After nearly seven hours of school and a two hour basketball practice immediately afterward, Bryce Simpson, junior, is exhausted. Most nights, he comes home and unwinds by eating a snack, watching TV and walking his dogs. Once he feels recharged, he starts reading books to get better at basketball.

“Right now, I’m reading ‘The Mamba Mentality’ by Kobe Bryant,” Simpson said. “I like to read books by former and current NBA and college [basketball] players and coaches. These books [help teach me] to do my best every possession because I know that, if I don’t, someone else is going to outwork me and take my spot, leaving me back at square one and trying to get into the [playing] rotation.”

Simpson feels he has gradually benefitted from the books he reads. He said that one of the best examples occurs at the end of practice (which can range between 4:30-5:45 p.m.); rather than feeling exhausted, Simpson uses the excitement of events during practice to finish strong.

“[Sometimes] we wind up practicing for a little longer [than normal] because of the fun we were having as a team and since we want to win the drills,” Simpson said. “[I use] the energy we’re still feeling from practice [so that at] every possession I don’t take a break.”

Basketball wasn’t always the center of Simpson’s life. He said it all changed during middle school, and that now, after completing his homework, he spends almost all his time watching, reading about or playing the sport.

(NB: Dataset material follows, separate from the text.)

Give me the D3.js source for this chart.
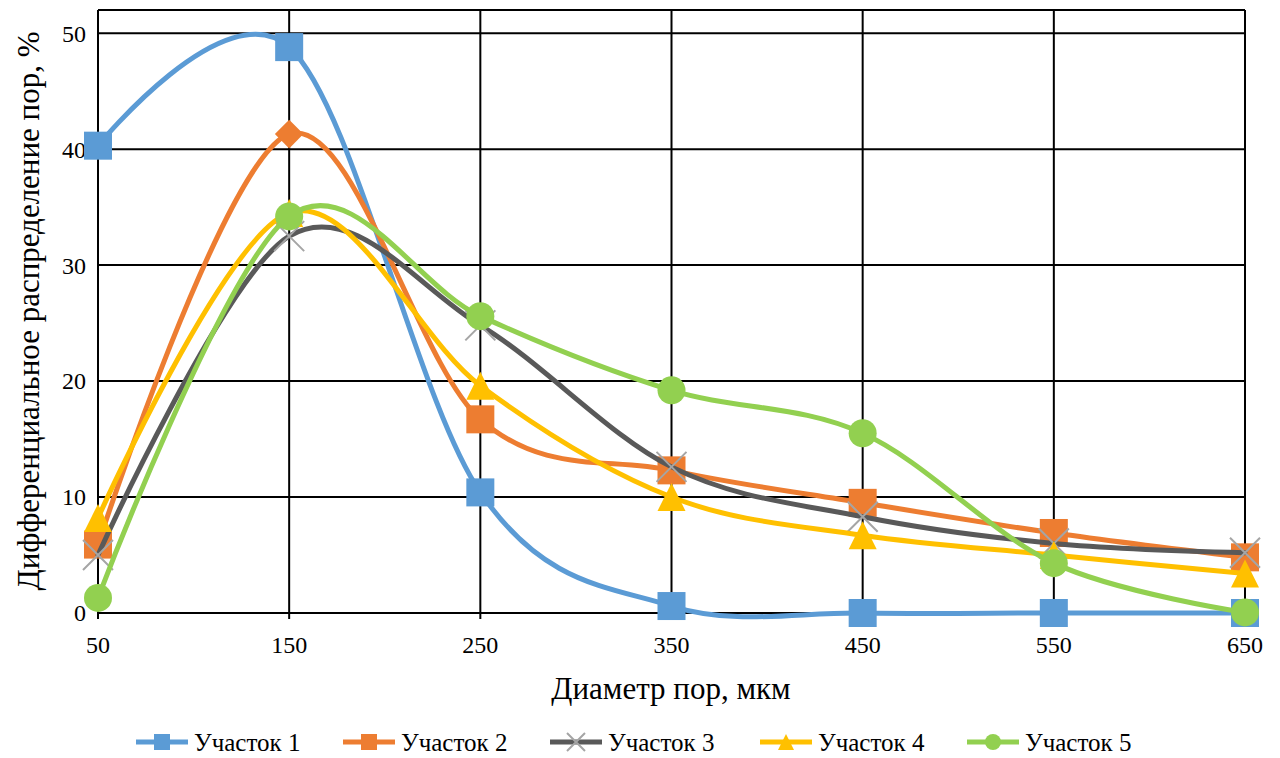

“I started playing basketball in eighth grade, [whereas] everyone else has been playing with and against each other since their elementary school third or fourth grade Pioneer Elite [teams],” Simpson said. “I always just try to work hard and get better each day so that I can do what my coaches need me to do.”

Owen Millikan

Julia Knoll

Owen Millikan

Freshman year changed his athletic plans and schedule in a way that he had never imagined. For Owen Millikan, senior, his forced shift of focus from basketball to volleyball came as a blessing in disguise.

“I got cut [from the basketball team] freshman year, so I just decided to not tryout again any year afterward,” Millikan said. “When I was younger, I was pushed in the direction [of basketball], so it was kind of like the first thing that I knew [because] I’ve just been tall all my life. [When I got cut], playing freshman volleyball opened up [the sport] for me.”

On Mondays, Tuesdays and Wednesdays, Millikan now works out after school in order to perform well during his club volleyball seasons and to prepare for the approaching spring high school season. Although he does not always want to workout, his excitement for the high school season ultimately compels him to fit it into his schedule.

“I’m friends with a lot of the kids I play with at KHS,” Millikan said. “It’s a lot more fun for me because it’s naturally more fun to play with your friends, and it just feels like it’s a faster game.”

Millikan, however, also emphasizes that his personality transcends volleyball, basketball and his 6-foot-7 inch frame. While he believes his height makes him more identifiable, he thinks that it may also make people forget that he, along with other tall students, are just ordinary teenagers.

“People recognize you, which is a good thing, but it sometimes gets to the point that no one knows anything else about you except that you’re tall,” Millikan said. “I normally go home and relax for a little while before doing homework, just as [other people] do. There should be a general expectation for everyone to find what makes you happy [and do it].”